### [TASK REQUIREMENTS]
Pull every line of the entries that has the word "this".

### [DATA LISTING]
((

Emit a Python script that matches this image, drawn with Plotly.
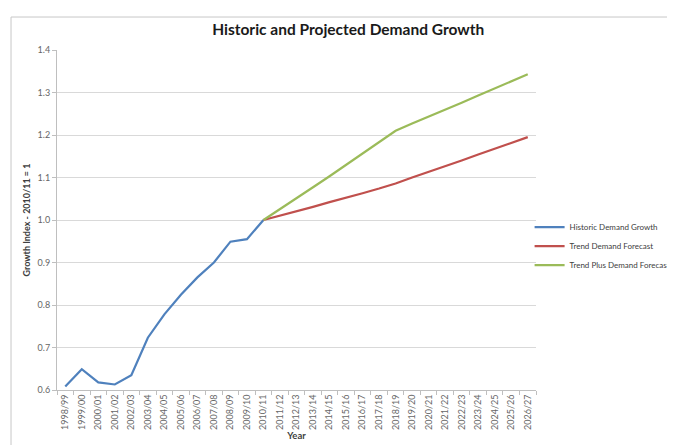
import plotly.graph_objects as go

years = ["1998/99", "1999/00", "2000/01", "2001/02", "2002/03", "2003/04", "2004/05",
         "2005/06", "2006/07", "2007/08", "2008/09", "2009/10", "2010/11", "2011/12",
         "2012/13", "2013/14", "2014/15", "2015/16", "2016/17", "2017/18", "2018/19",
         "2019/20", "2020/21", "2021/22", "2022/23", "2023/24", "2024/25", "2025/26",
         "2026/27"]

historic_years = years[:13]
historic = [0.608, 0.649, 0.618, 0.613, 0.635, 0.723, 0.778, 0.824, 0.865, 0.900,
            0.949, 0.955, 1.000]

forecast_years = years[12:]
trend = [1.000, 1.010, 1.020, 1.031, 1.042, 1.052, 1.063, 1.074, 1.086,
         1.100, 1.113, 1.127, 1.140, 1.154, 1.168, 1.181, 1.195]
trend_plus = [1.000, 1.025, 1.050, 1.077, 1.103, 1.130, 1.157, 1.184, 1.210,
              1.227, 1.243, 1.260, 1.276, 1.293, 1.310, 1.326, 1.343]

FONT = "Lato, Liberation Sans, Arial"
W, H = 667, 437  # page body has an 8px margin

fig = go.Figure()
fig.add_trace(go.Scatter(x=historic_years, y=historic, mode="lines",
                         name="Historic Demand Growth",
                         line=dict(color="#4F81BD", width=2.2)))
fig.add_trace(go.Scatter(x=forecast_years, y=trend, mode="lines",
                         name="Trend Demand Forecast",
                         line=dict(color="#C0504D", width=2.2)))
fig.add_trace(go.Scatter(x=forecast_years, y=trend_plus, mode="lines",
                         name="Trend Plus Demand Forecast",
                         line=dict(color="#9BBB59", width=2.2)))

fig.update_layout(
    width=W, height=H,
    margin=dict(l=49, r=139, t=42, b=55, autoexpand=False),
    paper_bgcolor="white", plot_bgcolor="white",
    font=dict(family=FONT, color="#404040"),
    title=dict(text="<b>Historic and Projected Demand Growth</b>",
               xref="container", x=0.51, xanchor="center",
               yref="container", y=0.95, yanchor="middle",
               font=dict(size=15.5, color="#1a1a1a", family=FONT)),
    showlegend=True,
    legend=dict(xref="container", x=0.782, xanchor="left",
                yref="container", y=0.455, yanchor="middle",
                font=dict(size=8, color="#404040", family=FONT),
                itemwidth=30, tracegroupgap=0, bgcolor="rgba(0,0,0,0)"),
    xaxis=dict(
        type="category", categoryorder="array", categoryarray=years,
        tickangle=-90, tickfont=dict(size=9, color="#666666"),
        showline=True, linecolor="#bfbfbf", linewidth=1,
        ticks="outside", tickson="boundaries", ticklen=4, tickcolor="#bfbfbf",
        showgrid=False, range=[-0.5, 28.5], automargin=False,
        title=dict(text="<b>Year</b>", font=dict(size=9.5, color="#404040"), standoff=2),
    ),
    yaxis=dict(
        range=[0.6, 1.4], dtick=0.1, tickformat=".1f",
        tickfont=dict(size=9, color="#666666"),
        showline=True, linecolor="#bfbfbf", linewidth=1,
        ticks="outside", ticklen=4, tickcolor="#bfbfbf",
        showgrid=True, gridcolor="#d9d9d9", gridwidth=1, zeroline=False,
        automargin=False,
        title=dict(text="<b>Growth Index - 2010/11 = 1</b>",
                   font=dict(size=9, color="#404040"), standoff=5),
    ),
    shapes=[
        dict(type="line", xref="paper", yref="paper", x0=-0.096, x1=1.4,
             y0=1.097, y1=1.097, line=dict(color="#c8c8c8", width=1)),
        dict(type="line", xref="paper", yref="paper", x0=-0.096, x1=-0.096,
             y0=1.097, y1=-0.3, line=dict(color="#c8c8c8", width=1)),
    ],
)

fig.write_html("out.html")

))
((

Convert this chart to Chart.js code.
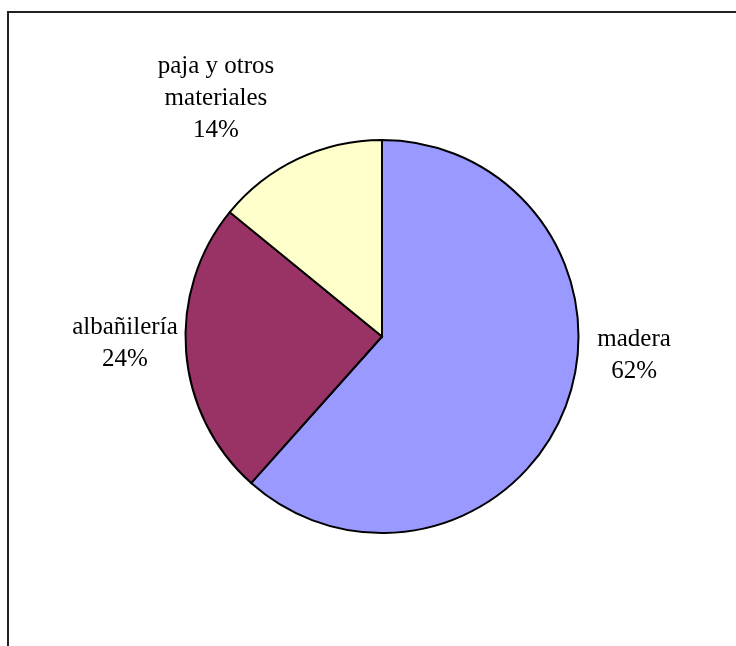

))

### [EXERCISE RESPONSE]
Emit a Python script that matches this image, drawn with Plotly.
Convert this chart to Chart.js code.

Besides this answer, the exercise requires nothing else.